The UN political mission began this Monday the verification of the bilateral cease-fire decreed by the Colombian government and the insurgent FARC-EP in August, a result of the peace agreements between the two sides
The supervision will be mainly focused on the new areas of the regrouping of the guerrilla fighters, where they will remain until the new pact between government representatives and the rebel movement, the main group involved in the civil war, is signed.
According to Radio Caracol, the idea is to visit those sites where the members of the Revolutionary Armed Forces of Colombia-People’s Army (FARC-EP) are temporarily located, until the transitional areas are in place. There, the FARC-EP will lay down their weapons and prepare for reintegration into civilian life.
On September 26th, President Juan Manuel Santos and the leader of the FARC-EP, Timoleon Jimenez, signed the so-called final agreement, in Cartagena de Indias, with which they pledged to end a long war.
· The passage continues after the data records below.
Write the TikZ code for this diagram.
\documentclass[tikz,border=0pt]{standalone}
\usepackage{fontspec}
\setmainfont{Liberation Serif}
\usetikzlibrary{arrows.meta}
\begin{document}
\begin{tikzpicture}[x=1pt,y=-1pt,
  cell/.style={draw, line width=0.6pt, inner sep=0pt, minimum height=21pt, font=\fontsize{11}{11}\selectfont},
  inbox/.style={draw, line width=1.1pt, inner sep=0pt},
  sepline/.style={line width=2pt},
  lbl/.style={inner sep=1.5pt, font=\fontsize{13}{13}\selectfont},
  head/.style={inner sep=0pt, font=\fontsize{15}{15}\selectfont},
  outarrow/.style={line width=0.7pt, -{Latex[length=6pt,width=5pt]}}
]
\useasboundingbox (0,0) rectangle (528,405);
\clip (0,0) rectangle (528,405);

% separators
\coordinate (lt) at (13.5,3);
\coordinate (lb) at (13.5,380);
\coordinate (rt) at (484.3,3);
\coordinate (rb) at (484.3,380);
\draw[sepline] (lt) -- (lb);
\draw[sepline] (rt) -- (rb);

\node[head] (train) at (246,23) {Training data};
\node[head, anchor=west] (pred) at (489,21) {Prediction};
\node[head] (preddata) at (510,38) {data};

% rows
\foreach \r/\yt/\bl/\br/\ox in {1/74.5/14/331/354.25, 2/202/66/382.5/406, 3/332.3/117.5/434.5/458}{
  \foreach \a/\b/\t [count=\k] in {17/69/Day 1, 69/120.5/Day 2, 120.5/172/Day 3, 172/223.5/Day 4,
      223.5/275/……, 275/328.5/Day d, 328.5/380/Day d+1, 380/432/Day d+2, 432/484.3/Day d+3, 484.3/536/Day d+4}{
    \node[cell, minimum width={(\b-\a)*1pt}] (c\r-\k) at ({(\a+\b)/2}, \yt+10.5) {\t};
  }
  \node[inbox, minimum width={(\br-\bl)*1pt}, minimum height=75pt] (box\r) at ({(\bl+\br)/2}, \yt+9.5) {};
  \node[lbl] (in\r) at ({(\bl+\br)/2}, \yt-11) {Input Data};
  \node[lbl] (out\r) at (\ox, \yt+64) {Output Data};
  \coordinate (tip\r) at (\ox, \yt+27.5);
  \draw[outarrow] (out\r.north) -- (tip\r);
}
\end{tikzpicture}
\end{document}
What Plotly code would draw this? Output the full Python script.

Later, the ‘No’ vote in a referendum on the agreement forced the government to open a national debate with ‘no’ supporters and other sectors with a view to a possible adjustment of the agreements, a process which is already underway in Havana.
Despite the uncertainty arising after the results of this democratic exercise, the United Nations Security Council authorized that the political commission made up of unarmed observers of Latin American and Caribbean countries to stay in Columbia.
To avoid setbacks after the implementation of the bilateral ceasefire, the government and the FARC-EP agreed to implement a set of measures and prevent incidents while in the transition period.